Na sexta-feira, 15, a delegada Camila Cecconello, responsável por comandar as investigações sobre a morte de Arruda, informou que Guaranho ficou sabendo que uma comemoração com temática do PT estava ocorrendo na Aresf porque as imagens das câmeras de segurança da festa foram mostradas a ele durante um churrasco. A identidade da pessoa que tinha acesso às imagens das câmeras não foi revelada. Segundo a delegada, a testemunha afirmou que não teria mostrado as imagens por maldade e não sabia das intenções de Guaranho.

Guaranho saiu do churrasco e esteve na festa de aniversário de Marcelo Arruda por duas vezes, na noite do dia 9. Na primeira, estava na companhia da esposa e um bebê de três meses no banco de trás do carro, com som alto em uma música de apoio a Bolsonaro. De acordo com testemunhas, ao parar o veículo na entrada da festa e abaixar os vidros, Guaranho começou a gritar palavras de apoio ao presidente, tais como “aqui é Bolsonaro” e “mito”, além de fazer xingamentos ao PT. Houve um princípio de discussão entre ele e Arruda, que jogou pedras e terra em direção ao carro. Nesse momento, Guaranho apontou a arma para Arruda e a esposa do guarda municipal, Pâmela Suellen Silva, interveio.

Após deixar a esposa e bebê em casa, Guaranho retornou à festa. Em depoimento à Polícia Civil, a esposa de Guaranho disse que pediu ao marido para não retornar, mas ele havia se sentido humilhado por ter sido atingido por terra e pedras. Já de volta à festa, ele saiu do carro armado - Arruda também estava armado. Guaranho atirou primeiro. Dos quatro tiros que deu, dois acertaram Arruda, que, mesmo ferido, conseguiu revidar com dez disparos, dos quais quatro acertaram Guaranho.

Caído ao chão, Guaranho ainda recebeu diversos chutes no rosto de pelo menos três pessoas. Arruda chegou a ser socorrido, mas não resistiu aos ferimentos e morreu, deixando esposa e quatro filhos.
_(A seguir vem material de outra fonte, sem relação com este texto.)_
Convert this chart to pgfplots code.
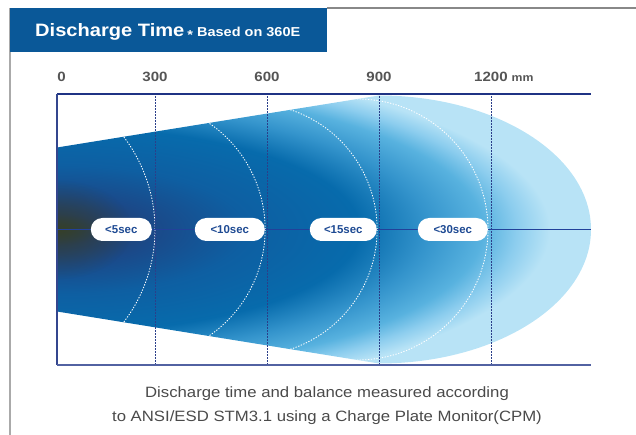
\documentclass[border=0pt]{standalone}
\usepackage{fontspec}
\setmainfont{Liberation Sans}[FakeStretch=1.12]
\newfontfamily\labfont{Liberation Sans}
\usepackage{pgfplots}
\pgfplotsset{compat=1.18}
\usetikzlibrary{calc,fadings}

\definecolor{hdrblue}{HTML}{0A5898}
\definecolor{tickgrey}{HTML}{555555}
\definecolor{capgrey}{HTML}{4A4A4A}
\definecolor{navy}{HTML}{1F3384}
\definecolor{leftline}{HTML}{34468E}
\definecolor{botline}{HTML}{5262A2}
\definecolor{gridnavy}{HTML}{2B3F8A}
\definecolor{midline}{HTML}{22419A}
\definecolor{labtext}{HTML}{1E4A93}
\definecolor{framegrey}{HTML}{AAAAAA}
\definecolor{topgrey}{HTML}{888888}
% gradient of the discharge cone, from the source outwards
% (tikz maps 25bp of the shading onto the half-width of the path)
\definecolor{g0}{HTML}{353F2A}
\definecolor{g1}{HTML}{24406E}
\definecolor{g2}{HTML}{1A4A8A}
\definecolor{g3}{HTML}{0E5FA2}
\definecolor{g4}{HTML}{076BAC}
\definecolor{g5}{HTML}{3494CC}
\definecolor{g6}{HTML}{58B2DF}
\definecolor{g7}{HTML}{8CCDEE}
\definecolor{g8}{HTML}{B8E3F6}
\pgfdeclareradialshading{dischg}{\pgfpoint{0bp}{0bp}}{%
  color(0bp)=(g0); color(2bp)=(g1); color(4.5bp)=(g2); color(8.5bp)=(g3);
  color(13.5bp)=(g4); color(16.5bp)=(g5); color(19bp)=(g6); color(20.5bp)=(g7);
  color(22bp)=(g8); color(50bp)=(g8)}
\tikzfading[name=glow, inner color=transparent!0, outer color=transparent!100]

\begin{document}
\begin{tikzpicture}
\useasboundingbox (0,0) rectangle (636bp,435bp);
% page frame and header
\draw[framegrey, line width=2bp] (10bp,0) -- (10bp,427bp);
\draw[topgrey, line width=1.5bp] (327bp,427bp) -- (636bp,427bp);
\fill[hdrblue] (10bp,383bp) rectangle (327bp,427bp);
\node[anchor=base west, inner sep=0, text=white, font=\bfseries\fontsize{18}{18}\selectfont]
  at (35bp,398.3bp) {Discharge Time\hspace{3bp}{\fontsize{13}{13}\selectfont\raisebox{-3bp}{*} Based on 360E}};

\begin{axis}[
    at={(57bp,70bp)}, anchor=south west,
    scale only axis, width=534bp, height=271bp,
    xmin=37.5, xmax=1467.9, ymin=-135.5, ymax=135.5,
    axis line style={draw=none},
    ytick=\empty,
    xtick={50,300,600,900,1200},
    xticklabels={0,300,600,900,{1200\rlap{\hspace{4bp}\fontsize{11}{11}\selectfont mm}}},
    xtick pos=upper, xticklabel pos=upper,
    major tick length=0pt,
    /pgf/number format/assume math mode=true,
    xticklabel style={anchor=base, yshift=12bp, text=tickgrey,
      font=\bfseries\fontsize{13.5}{13.5}\selectfont},
    clip=false,
  ]
  % cone and discharge zones
  \begin{scope}
    \clip (axis cs:37.5,82) -- (axis cs:900,134)
      arc[start angle=90, end angle=-90, x radius=212bp, y radius=134bp]
      -- (axis cs:37.5,-82) -- cycle;
    \shade[shading=dischg] ($(axis cs:37.5,0)+(-560bp,-190bp)$) rectangle ($(axis cs:37.5,0)+(560bp,190bp)$);
    \fill[g0, opacity=0.75, path fading=glow] (axis cs:37.5,0) ellipse [x radius=75bp, y radius=50bp];
    \begin{scope}[white, line width=0.85bp, dash pattern=on 1.3bp off 1.5bp]
      \draw (axis cs:300,0) arc[start angle=0, end angle=42, radius=153bp];
      \draw (axis cs:300,0) arc[start angle=0, end angle=-42, radius=153bp];
      \draw (axis cs:595,0) arc[start angle=0, end angle=62, radius=129bp];
      \draw (axis cs:595,0) arc[start angle=0, end angle=-62, radius=129bp];
      \draw (axis cs:895,0) arc[start angle=0, end angle=78, radius=126bp];
      \draw (axis cs:895,0) arc[start angle=0, end angle=-78, radius=126bp];
      \draw (axis cs:1192,0) arc[start angle=0, end angle=92, radius=130.5bp];
      \draw (axis cs:1192,0) arc[start angle=0, end angle=-92, radius=130.5bp];
    \end{scope}
  \end{scope}
  % distance lines
  \pgfplotsinvokeforeach{300,600,900,1200}{
    \draw[gridnavy, line width=0.9bp, dash pattern=on 1.6bp off 1.4bp]
      (axis cs:#1,-135.5) -- (axis cs:#1,135.5);
  }
  \draw[midline, line width=1.7bp] (axis cs:37.5,0) -- (axis cs:1467.9,0);
  \tikzset{pill/.style={fill=white, rounded corners=11.5bp, minimum height=23bp,
      inner sep=0pt, anchor=east, text=labtext,
      font=\labfont\bfseries\fontsize{11.5}{11.5}\selectfont}}
  \node[pill, minimum width=61bp] at (axis cs:292,0) {<5sec};
  \node[pill, minimum width=70bp] at (axis cs:594.6,0) {<10sec};
  \node[pill, minimum width=67bp] at (axis cs:894.6,0) {<15sec};
  \node[pill, minimum width=70bp] at (axis cs:1192,0) {<30sec};
  % frame of the plot
  \draw[navy, line width=1.6bp] (rel axis cs:0,1) -- (rel axis cs:1,1);
  \draw[leftline, line width=1.2bp] (rel axis cs:0,0) -- (rel axis cs:0,1);
  \draw[botline, line width=1.6bp] (rel axis cs:0,0) -- (rel axis cs:1,0);
\end{axis}

\node[anchor=base, text=capgrey, font=\fontsize{15}{15}\selectfont]
  at (327bp,37.7bp) {Discharge time and balance measured according};
\node[anchor=base, text=capgrey, font=\fontsize{15}{15}\selectfont]
  at (327bp,13.3bp) {to ANSI/ESD STM3.1 using a Charge Plate Monitor(CPM)};
\end{tikzpicture}
\end{document}
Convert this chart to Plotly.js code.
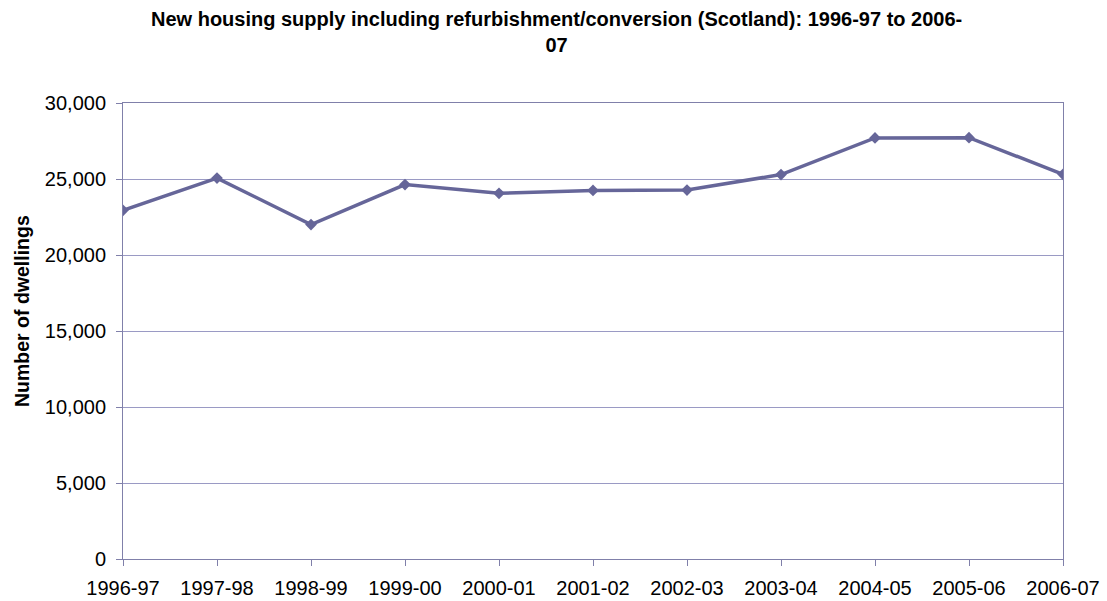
<!DOCTYPE html>
<html>
<head>
<meta charset="utf-8">
<script src="https://cdn.plot.ly/plotly-3.0.1.min.js"></script>
<style>html,body{margin:0;padding:0;background:#fff;}#chart{width:1107px;height:601px;}</style>
</head>
<body>
<div id="chart"></div>
<script>
const years = ["1996-97","1997-98","1998-99","1999-00","2000-01","2001-02","2002-03","2003-04","2004-05","2005-06","2006-07"];
const dwellings = [22940, 25060, 22000, 24630, 24060, 24250, 24270, 25290, 27700, 27720, 25310];
const yTickVals = [0, 5000, 10000, 15000, 20000, 25000, 30000];
const yTickText = ["0", "5,000", "10,000", "15,000", "20,000", "25,000", "30,000"];
const titleText = "<b>New housing supply including refurbishment/conversion (Scotland): 1996-97 to 2006-<br>07</b>";
const yTitleText = "<b>Number of dwellings</b>";

// plot area in pixels: left 123, right 1063, top 103, bottom 559
const pxX = px => (px - 123) / 940;
const pxY = py => (559 - py) / 456;

const trace = {
  x: years.map((_, i) => i),
  y: dwellings,
  type: "scatter",
  mode: "lines+markers",
  line: {color: "#666699", width: 3.5},
  marker: {symbol: "diamond", size: 9, color: "#666699"},
  hoverinfo: "skip"
};

const layout = {
  width: 1107, height: 601,
  margin: {l: 123, r: 44, t: 103, b: 42},
  paper_bgcolor: "#ffffff", plot_bgcolor: "#ffffff",
  font: {family: "Arial, 'Liberation Sans', sans-serif", color: "#000000"},
  showlegend: false,
  xaxis: {
    range: [0, years.length - 1],
    tickmode: "array",
    tickvals: years.map((_, i) => i),
    ticktext: years,
    tickfont: {size: 20},
    ticks: "outside", ticklen: 6, tickcolor: "#8080aa",
    ticklabelstandoff: 5,
    showgrid: false, zeroline: false,
    showline: true, linecolor: "#8080aa", linewidth: 1, mirror: true
  },
  yaxis: {
    range: [0, 30000],
    tickmode: "array",
    tickvals: yTickVals,
    ticktext: yTickText,
    tickfont: {size: 20},
    ticks: "outside", ticklen: 6, tickcolor: "#8080aa",
    ticklabelstandoff: 6,
    showgrid: true, gridcolor: "#9a9ac4", gridwidth: 1,
    zeroline: false,
    showline: true, linecolor: "#8080aa", linewidth: 1, mirror: true
  },
  annotations: [
    {
      text: titleText,
      xref: "paper", yref: "paper",
      x: pxX(556), y: pxY(6),
      xanchor: "center", yanchor: "top", align: "center",
      showarrow: false,
      font: {size: 20, color: "#000000"}
    },
    {
      text: yTitleText,
      textangle: -90,
      xref: "paper", yref: "paper",
      x: pxX(22), y: pxY(311),
      xanchor: "center", yanchor: "middle",
      showarrow: false,
      font: {size: 19.5, color: "#000000"}
    }
  ]
};

Plotly.newPlot("chart", [trace], layout, {displayModeBar: false, staticPlot: true});
</script>
</body>
</html>
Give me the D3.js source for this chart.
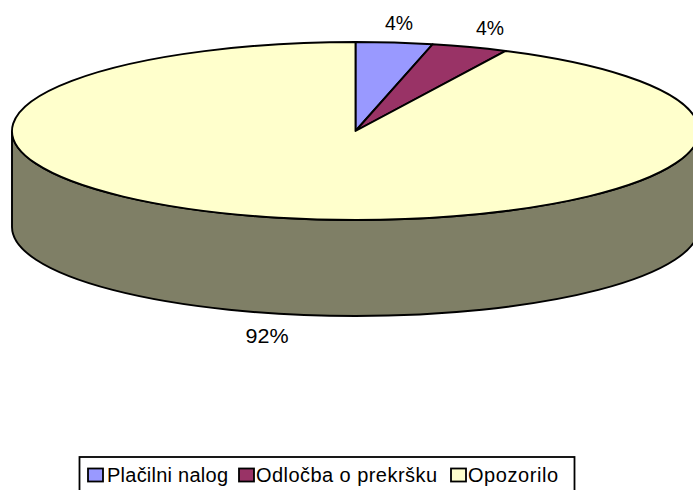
<!DOCTYPE html>
<html><head><meta charset="utf-8">
<script src="https://cdn.jsdelivr.net/npm/d3@7"></script>
<style>html,body{margin:0;padding:0;background:#fff;overflow:hidden}svg{display:block}text{font-family:"Liberation Sans",Arial,sans-serif;fill:#000}</style>
</head><body><script>
const categories = ["Plačilni nalog","Odločba o prekršku","Opozorilo"];
const sliceValues = [3.6,3.6,92.8];
const percentLabels = ["4%","4%","92%"];
const colors = ["#9999FF","#993366","#FFFFCC"];
const wallColor = "#7F7F66";
(function(){
const W=693,H=490,cx=355.5,cy=131,rx=343.5,ry=89,depth=96;
const svg=d3.select("body").append("svg").attr("width",W).attr("height",H);
const pie=d3.pie().sort(null).value(d=>d)(sliceValues);
const arc=d3.arc().innerRadius(0).outerRadius(rx);
const sw=1.9;
const wallPath=`M${cx-rx},${cy}L${cx-rx},${cy+depth}A${rx},${ry} 0 0 0 ${cx+rx},${cy+depth}L${cx+rx},${cy}A${rx},${ry} 0 0 1 ${cx-rx},${cy}Z`;
svg.append("path").attr("d",wallPath).attr("fill",wallColor).attr("stroke","#000").attr("stroke-width",sw);
const topFace=svg.append("g").attr("transform",`translate(${cx},${cy}) scale(1,${ry/rx})`);
topFace.selectAll("path").data(pie).join("path").attr("d",arc)
  .attr("fill",(d,i)=>colors[i]).attr("stroke","#000").attr("stroke-width",sw)
  .attr("vector-effect","non-scaling-stroke").attr("stroke-linejoin","round");
const labelPos=[[399,30],[490,35],[267,343]];
const labelW=[28,28,43];
svg.selectAll("text.pct").data(percentLabels).join("text").attr("class","pct")
  .attr("x",(d,i)=>labelPos[i][0]).attr("y",(d,i)=>labelPos[i][1])
  .attr("text-anchor","middle").attr("font-size",20)
  .attr("textLength",(d,i)=>labelW[i]).attr("lengthAdjust","spacingAndGlyphs").text(d=>d);
const lg=svg.append("g");
lg.append("rect").attr("x",79.5).attr("y",457).attr("width",495).attr("height",45).attr("fill","#fff").attr("stroke","#000").attr("stroke-width",1.8);
const swatchX=[88,239,451],textX=[107,256,468],textW=[121,181,90];
categories.forEach((c,i)=>{
 lg.append("rect").attr("x",swatchX[i]).attr("y",468.5).attr("width",15).attr("height",13).attr("fill",colors[i]).attr("stroke","#000").attr("stroke-width",1.8);
 lg.append("text").attr("x",textX[i]).attr("y",482).attr("font-size",20).attr("textLength",textW[i]).attr("lengthAdjust","spacing").text(c);
});
})();
</script></body></html>
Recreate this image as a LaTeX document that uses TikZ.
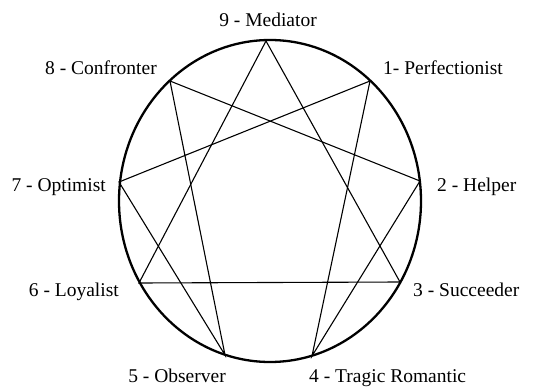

Internado desde o dia 10 de julho, Jorge Guaranho saiu da Unidade de Terapia Intensiva (UTI), nesta quarta-feira, 20, do Hospital Costa Cavalcanti. Segundo o boletim médico anexado na denúncia, o paciente se recupera bem. Há uma escolta policial no hospital, pelo fato de Jorge Guaranho estar em prisão preventiva e, tão logo tenha condições, prestará depoimento e quando receber alta, deverá ser colocado em cárcere privado.